→ EXERCISE TASK:
Check each line for the string "chart" and give only the count of lines that have it.

++++

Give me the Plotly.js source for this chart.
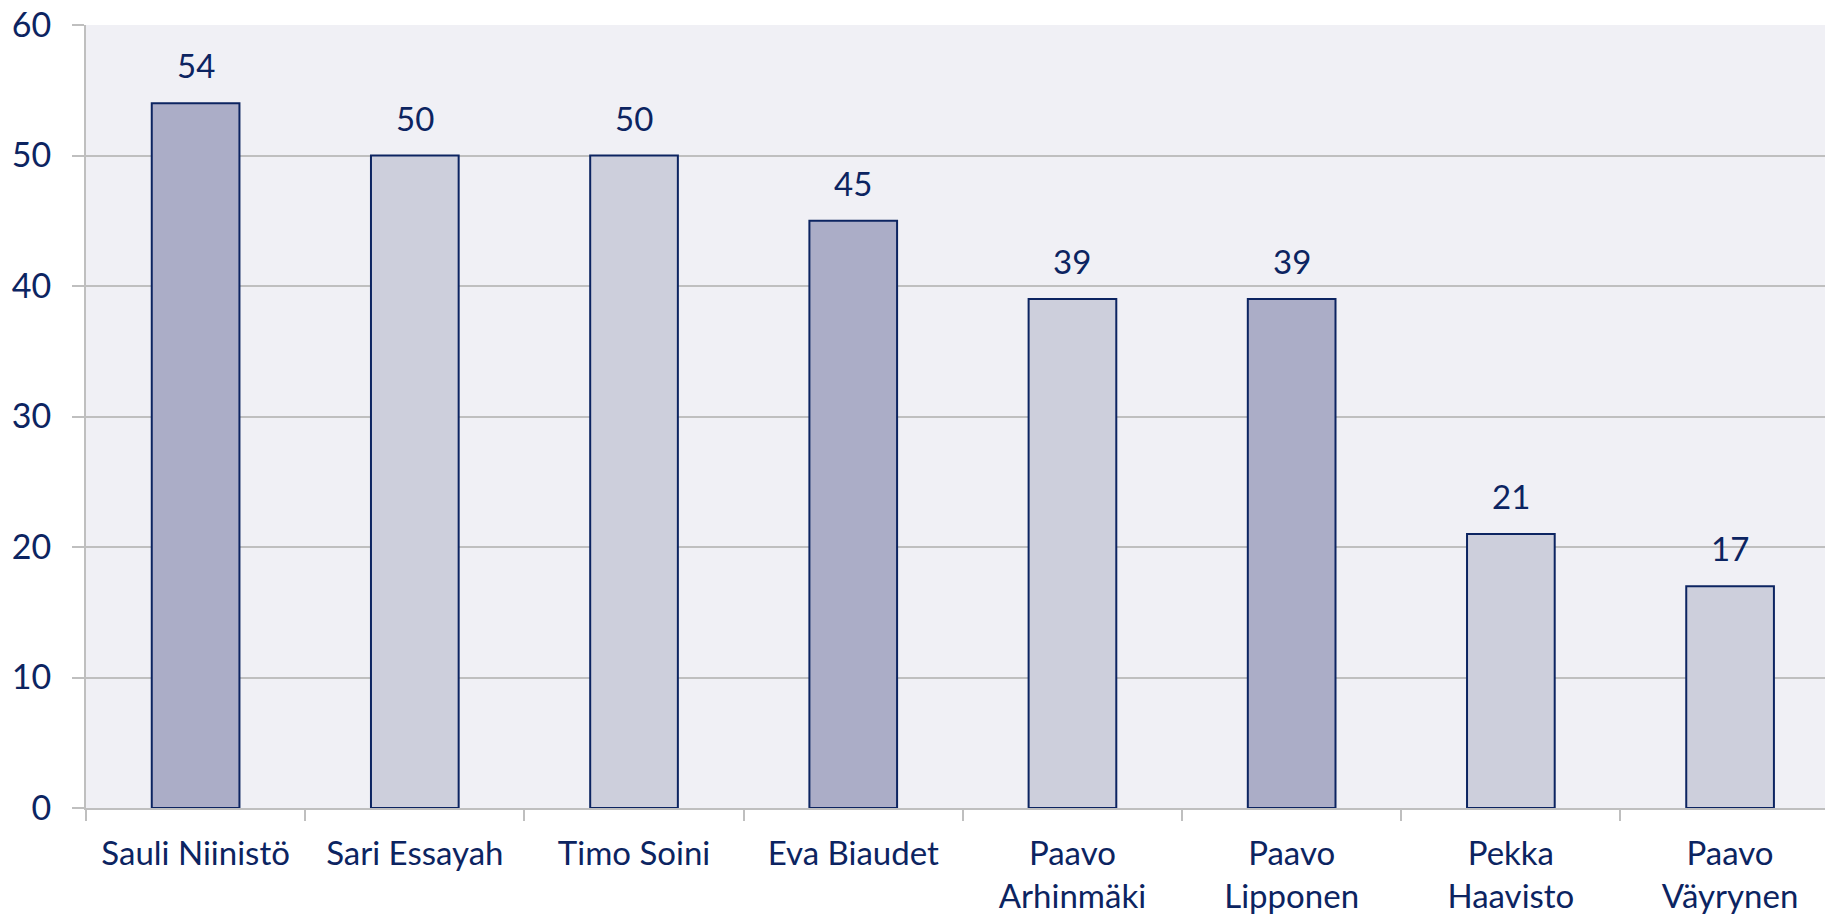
<!DOCTYPE html>
<html><head><meta charset="utf-8">
<script src="https://cdn.plot.ly/plotly-3.0.1.min.js"></script>
<style>html,body{margin:0;padding:0;background:#fff}#chart{width:1825px;height:917px}</style>
</head><body><div id="chart"></div>
<script>
const categories = ["Sauli Niinistö","Sari Essayah","Timo Soini","Eva Biaudet","Paavo<br>Arhinmäki","Paavo<br>Lipponen","Pekka<br>Haavisto","Paavo<br>Väyrynen"];
const values = [54, 50, 50, 45, 39, 39, 21, 17];
const barColors = ["#ABADC7","#CDCFDC","#CDCFDC","#ABADC7","#CDCFDC","#ABADC7","#CDCFDC","#CDCFDC"];
const navy = "#0C2461";

const trace = {
  type: "bar", x: categories, y: values,
  marker: {color: barColors, line: {color: navy, width: 2}},
  width: 0.4, hoverinfo: "none"
};
const annotations = categories.map((c, i) => ({
  x: c, y: values[i], xref: "x", yref: "y", text: String(values[i]),
  showarrow: false, yanchor: "bottom", yshift: 16,
  font: {family: "Lato, 'Open Sans', sans-serif", size: 33, color: navy}
}));
const layout = {
  width: 1825, height: 917,
  margin: {l: 86, r: 0, t: 25, b: 109},
  paper_bgcolor: "#ffffff", plot_bgcolor: "#F0F0F5",
  showlegend: false,
  font: {family: "Lato, 'Open Sans', sans-serif", size: 33, color: navy},
  xaxis: {
    type: "category", range: [-0.5, 7.433],
    tickson: "boundaries", ticks: "outside", ticklen: 11, tickcolor: "#BFBFBF", tickwidth: 2,
    showline: true, linecolor: "#BFBFBF", linewidth: 2,
    showgrid: false, tickfont: {size: 33, color: navy}, ticklabelstandoff: 15
  },
  yaxis: {
    range: [0, 60], dtick: 10, ticks: "outside", ticklen: 12, tickcolor: "#BFBFBF", tickwidth: 2,
    showline: true, linecolor: "#BFBFBF", linewidth: 2,
    gridcolor: "#BFBFBF", gridwidth: 2, zeroline: false,
    tickfont: {size: 34, color: navy}, ticklabelstandoff: 14
  },
  annotations: annotations
};
Plotly.newPlot("chart", [trace], layout, {displayModeBar: false, staticPlot: true});
</script></body></html>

++++

→ WRITTEN SOLUTION:
4